Brave potshots at the powerless

I just found this Gary Younge article in a rather convoluted way. I was looking at the Aaronovitch Watch blog which led me to a David Aaronovitch article attacking Gary Younge for criticising the fact that Aaronovitch received an award for bravery for supporting the war on Iraq.

So, here's a bit of the Younge article:
But the days when courage referred to those who take on the mighty against all odds and face the consequences are, apparently, over. For, when it comes to attacking the weak and backing the strong, "bravery" has somehow become the mot du jour. A couple of years ago a British journalist won a major award for columns supporting the Iraq war on the grounds that to do so was "brave". Whether the award was deserved is irrelevant; the judges' adjective is the issue.

What, after all, is "brave" about supporting the policies of both your government and the sole global superpower against a country that posed no threat? Likewise, when David Goodhart, the editor of Prospect magazine, published his blueprint for racial exclusion two years ago ("To put it bluntly," he wrote, "most of us prefer our own kind"), he was praised for being "bold". As though maligning diversity constituted an act of courage in a country where black people are overwhelmingly more likely to be stopped, searched, jailed, murdered in jail, unemployed and marginalised. It is not the validity of these arguments that is at issue here but the characterisation of those who make them as audacious that is problematic.
The next paragraph is what gives Aaronovitch his window to launch a mindless ad hominem attack on Younge:
Note, however, his operating assumption:

"To align yourself with the powerful and then take aim at the powerless takes not one ounce of valour. To prop up prevailing hierarchies and orthodoxies rather than challenge them demands not a scintilla of bravery. True, like Summers (of Harvard), you may run into trouble. But just look who's covering your back. With the prevailing winds of war, prejudice or the state on your side, the odds are with you."

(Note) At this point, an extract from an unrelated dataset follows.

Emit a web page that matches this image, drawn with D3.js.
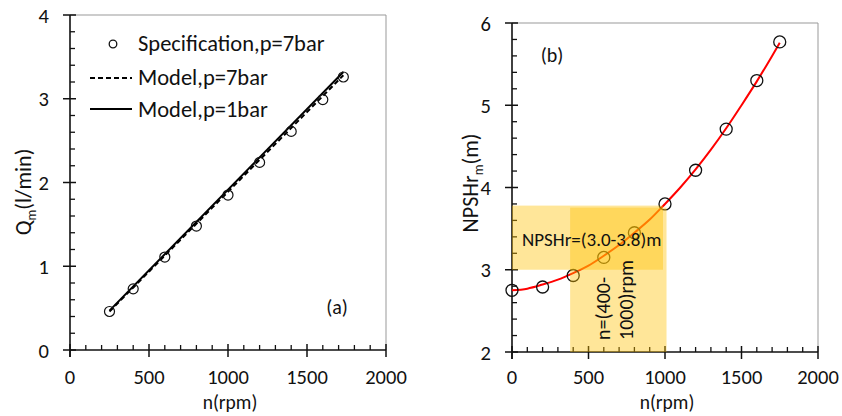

In other words, he is the brave one. It is in challenging "prevailing hierarchies and orthodoxies" that true bravery lies. Propping them up takes no courage. This line is full of unwitting irony, as any person who has attended a Guardian editorial mass meeting would know. But look, a writer needs his image. Later on I'll try and show what I think courage looks like.
There is nothing in that paragraph to suggest that Younge is describing himself as brave. He is merely pointing out that if you align yourself with the powers that be you will attract all manner of inappropriate compliments.

Like me, Aaronovitch moderates his comments. Here's an extract from a comment that was allowed through:
Younge you are the worst kind of coward.

Worse you have attacked a colleague, not because of an issue relating to a misguided awarding of a gong for bravery, but rather as a result of the fact that his work is so far superior to yours.

David's work is not only a cut above yours with regard to his ability to put things down in words but also his focus on issues that require debate.

In future Mr Younge take your spiteful jealousy and put it where it belongs - children's comics.
Now Aaronovitch himself claims to have discouraged the use of the term brave to describe his work when he collected his award. So what's so terrible about others criticising it? And Younge didn't even name Aaronovitch.